─── Dataset content ───

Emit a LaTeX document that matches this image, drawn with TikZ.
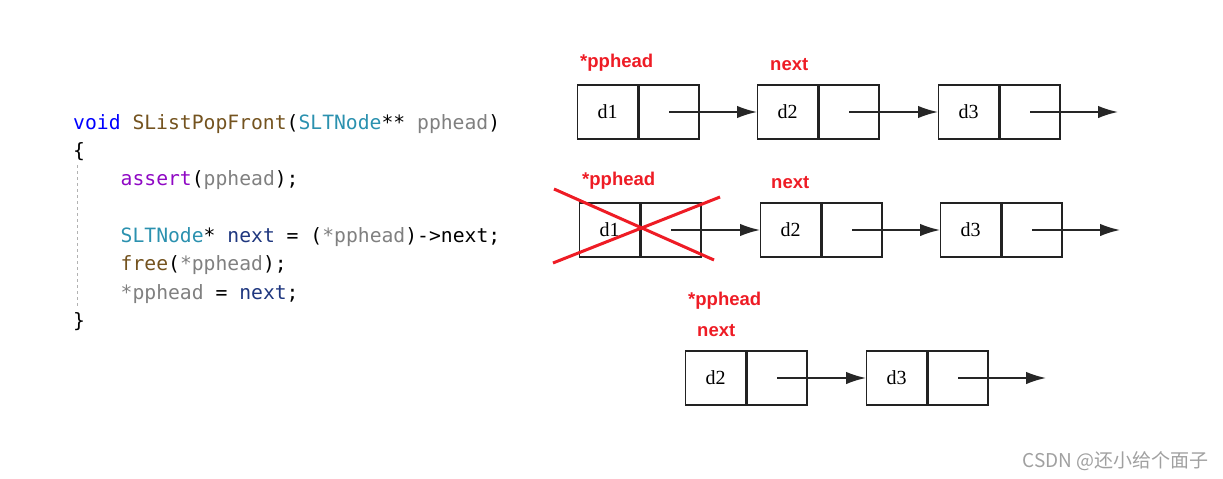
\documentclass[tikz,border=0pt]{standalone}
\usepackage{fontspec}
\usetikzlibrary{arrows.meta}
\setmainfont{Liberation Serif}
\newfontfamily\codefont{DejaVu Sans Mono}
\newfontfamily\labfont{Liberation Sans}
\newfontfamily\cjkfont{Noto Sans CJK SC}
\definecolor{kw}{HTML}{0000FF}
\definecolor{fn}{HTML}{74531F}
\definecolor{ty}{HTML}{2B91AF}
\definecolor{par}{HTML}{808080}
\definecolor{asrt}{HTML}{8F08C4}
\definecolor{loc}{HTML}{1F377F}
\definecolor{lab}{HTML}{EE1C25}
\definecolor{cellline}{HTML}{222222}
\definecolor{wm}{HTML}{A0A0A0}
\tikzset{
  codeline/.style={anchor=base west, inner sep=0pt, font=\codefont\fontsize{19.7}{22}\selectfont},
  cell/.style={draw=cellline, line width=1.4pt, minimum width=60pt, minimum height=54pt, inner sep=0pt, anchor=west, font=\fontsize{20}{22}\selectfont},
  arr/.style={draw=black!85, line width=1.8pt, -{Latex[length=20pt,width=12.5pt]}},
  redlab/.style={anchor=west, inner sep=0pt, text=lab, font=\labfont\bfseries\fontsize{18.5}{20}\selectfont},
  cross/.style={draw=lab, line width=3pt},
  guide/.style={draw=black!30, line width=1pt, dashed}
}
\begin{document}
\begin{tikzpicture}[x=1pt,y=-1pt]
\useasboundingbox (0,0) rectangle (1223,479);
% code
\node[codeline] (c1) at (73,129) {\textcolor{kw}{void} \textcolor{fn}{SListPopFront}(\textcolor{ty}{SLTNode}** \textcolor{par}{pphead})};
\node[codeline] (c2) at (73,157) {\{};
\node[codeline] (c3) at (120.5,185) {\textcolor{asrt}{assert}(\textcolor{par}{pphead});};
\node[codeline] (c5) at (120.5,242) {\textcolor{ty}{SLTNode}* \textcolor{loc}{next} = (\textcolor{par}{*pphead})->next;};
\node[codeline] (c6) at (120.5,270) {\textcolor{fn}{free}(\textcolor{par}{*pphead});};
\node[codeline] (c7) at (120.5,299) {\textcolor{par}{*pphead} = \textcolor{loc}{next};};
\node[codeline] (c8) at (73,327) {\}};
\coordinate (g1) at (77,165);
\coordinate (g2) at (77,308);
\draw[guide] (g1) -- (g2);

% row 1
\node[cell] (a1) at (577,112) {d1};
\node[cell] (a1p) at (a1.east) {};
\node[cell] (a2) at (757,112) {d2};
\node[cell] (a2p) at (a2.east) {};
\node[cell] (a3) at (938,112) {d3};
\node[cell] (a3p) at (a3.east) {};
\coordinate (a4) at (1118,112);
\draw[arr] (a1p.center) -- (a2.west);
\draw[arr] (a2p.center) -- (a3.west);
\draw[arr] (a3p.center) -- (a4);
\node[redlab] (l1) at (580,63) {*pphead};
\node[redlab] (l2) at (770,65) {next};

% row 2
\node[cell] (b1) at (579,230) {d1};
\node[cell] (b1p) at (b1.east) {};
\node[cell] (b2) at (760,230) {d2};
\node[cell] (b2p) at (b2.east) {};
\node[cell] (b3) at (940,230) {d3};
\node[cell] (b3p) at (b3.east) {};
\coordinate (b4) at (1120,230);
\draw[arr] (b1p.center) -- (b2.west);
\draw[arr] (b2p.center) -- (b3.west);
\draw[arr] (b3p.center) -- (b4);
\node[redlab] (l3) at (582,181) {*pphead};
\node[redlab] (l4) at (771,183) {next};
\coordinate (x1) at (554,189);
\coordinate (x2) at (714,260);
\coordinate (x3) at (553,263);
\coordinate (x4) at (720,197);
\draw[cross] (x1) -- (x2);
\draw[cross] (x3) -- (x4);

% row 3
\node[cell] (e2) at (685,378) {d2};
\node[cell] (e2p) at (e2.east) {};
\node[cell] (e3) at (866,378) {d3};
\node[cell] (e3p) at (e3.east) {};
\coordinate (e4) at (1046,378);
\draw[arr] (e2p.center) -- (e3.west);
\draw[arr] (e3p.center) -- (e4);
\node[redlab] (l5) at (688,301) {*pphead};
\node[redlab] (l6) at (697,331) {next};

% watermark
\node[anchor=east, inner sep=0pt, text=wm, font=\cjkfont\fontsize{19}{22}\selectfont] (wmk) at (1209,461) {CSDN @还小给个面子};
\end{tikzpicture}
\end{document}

───

◆ What the task asks
Write out again every line above exactly as given; the pictures do not belong in the copy.

◆ Solution below
Emit a LaTeX document that matches this image, drawn with TikZ.
\documentclass[tikz,border=0pt]{standalone}
\usepackage{fontspec}
\usetikzlibrary{arrows.meta}
\setmainfont{Liberation Serif}
\newfontfamily\codefont{DejaVu Sans Mono}
\newfontfamily\labfont{Liberation Sans}
\newfontfamily\cjkfont{Noto Sans CJK SC}
\definecolor{kw}{HTML}{0000FF}
\definecolor{fn}{HTML}{74531F}
\definecolor{ty}{HTML}{2B91AF}
\definecolor{par}{HTML}{808080}
\definecolor{asrt}{HTML}{8F08C4}
\definecolor{loc}{HTML}{1F377F}
\definecolor{lab}{HTML}{EE1C25}
\definecolor{cellline}{HTML}{222222}
\definecolor{wm}{HTML}{A0A0A0}
\tikzset{
  codeline/.style={anchor=base west, inner sep=0pt, font=\codefont\fontsize{19.7}{22}\selectfont},
  cell/.style={draw=cellline, line width=1.4pt, minimum width=60pt, minimum height=54pt, inner sep=0pt, anchor=west, font=\fontsize{20}{22}\selectfont},
  arr/.style={draw=black!85, line width=1.8pt, -{Latex[length=20pt,width=12.5pt]}},
  redlab/.style={anchor=west, inner sep=0pt, text=lab, font=\labfont\bfseries\fontsize{18.5}{20}\selectfont},
  cross/.style={draw=lab, line width=3pt},
  guide/.style={draw=black!30, line width=1pt, dashed}
}
\begin{document}
\begin{tikzpicture}[x=1pt,y=-1pt]
\useasboundingbox (0,0) rectangle (1223,479);
% code
\node[codeline] (c1) at (73,129) {\textcolor{kw}{void} \textcolor{fn}{SListPopFront}(\textcolor{ty}{SLTNode}** \textcolor{par}{pphead})};
\node[codeline] (c2) at (73,157) {\{};
\node[codeline] (c3) at (120.5,185) {\textcolor{asrt}{assert}(\textcolor{par}{pphead});};
\node[codeline] (c5) at (120.5,242) {\textcolor{ty}{SLTNode}* \textcolor{loc}{next} = (\textcolor{par}{*pphead})->next;};
\node[codeline] (c6) at (120.5,270) {\textcolor{fn}{free}(\textcolor{par}{*pphead});};
\node[codeline] (c7) at (120.5,299) {\textcolor{par}{*pphead} = \textcolor{loc}{next};};
\node[codeline] (c8) at (73,327) {\}};
\coordinate (g1) at (77,165);
\coordinate (g2) at (77,308);
\draw[guide] (g1) -- (g2);

% row 1
\node[cell] (a1) at (577,112) {d1};
\node[cell] (a1p) at (a1.east) {};
\node[cell] (a2) at (757,112) {d2};
\node[cell] (a2p) at (a2.east) {};
\node[cell] (a3) at (938,112) {d3};
\node[cell] (a3p) at (a3.east) {};
\coordinate (a4) at (1118,112);
\draw[arr] (a1p.center) -- (a2.west);
\draw[arr] (a2p.center) -- (a3.west);
\draw[arr] (a3p.center) -- (a4);
\node[redlab] (l1) at (580,63) {*pphead};
\node[redlab] (l2) at (770,65) {next};

% row 2
\node[cell] (b1) at (579,230) {d1};
\node[cell] (b1p) at (b1.east) {};
\node[cell] (b2) at (760,230) {d2};
\node[cell] (b2p) at (b2.east) {};
\node[cell] (b3) at (940,230) {d3};
\node[cell] (b3p) at (b3.east) {};
\coordinate (b4) at (1120,230);
\draw[arr] (b1p.center) -- (b2.west);
\draw[arr] (b2p.center) -- (b3.west);
\draw[arr] (b3p.center) -- (b4);
\node[redlab] (l3) at (582,181) {*pphead};
\node[redlab] (l4) at (771,183) {next};
\coordinate (x1) at (554,189);
\coordinate (x2) at (714,260);
\coordinate (x3) at (553,263);
\coordinate (x4) at (720,197);
\draw[cross] (x1) -- (x2);
\draw[cross] (x3) -- (x4);

% row 3
\node[cell] (e2) at (685,378) {d2};
\node[cell] (e2p) at (e2.east) {};
\node[cell] (e3) at (866,378) {d3};
\node[cell] (e3p) at (e3.east) {};
\coordinate (e4) at (1046,378);
\draw[arr] (e2p.center) -- (e3.west);
\draw[arr] (e3p.center) -- (e4);
\node[redlab] (l5) at (688,301) {*pphead};
\node[redlab] (l6) at (697,331) {next};

% watermark
\node[anchor=east, inner sep=0pt, text=wm, font=\cjkfont\fontsize{19}{22}\selectfont] (wmk) at (1209,461) {CSDN @还小给个面子};
\end{tikzpicture}
\end{document}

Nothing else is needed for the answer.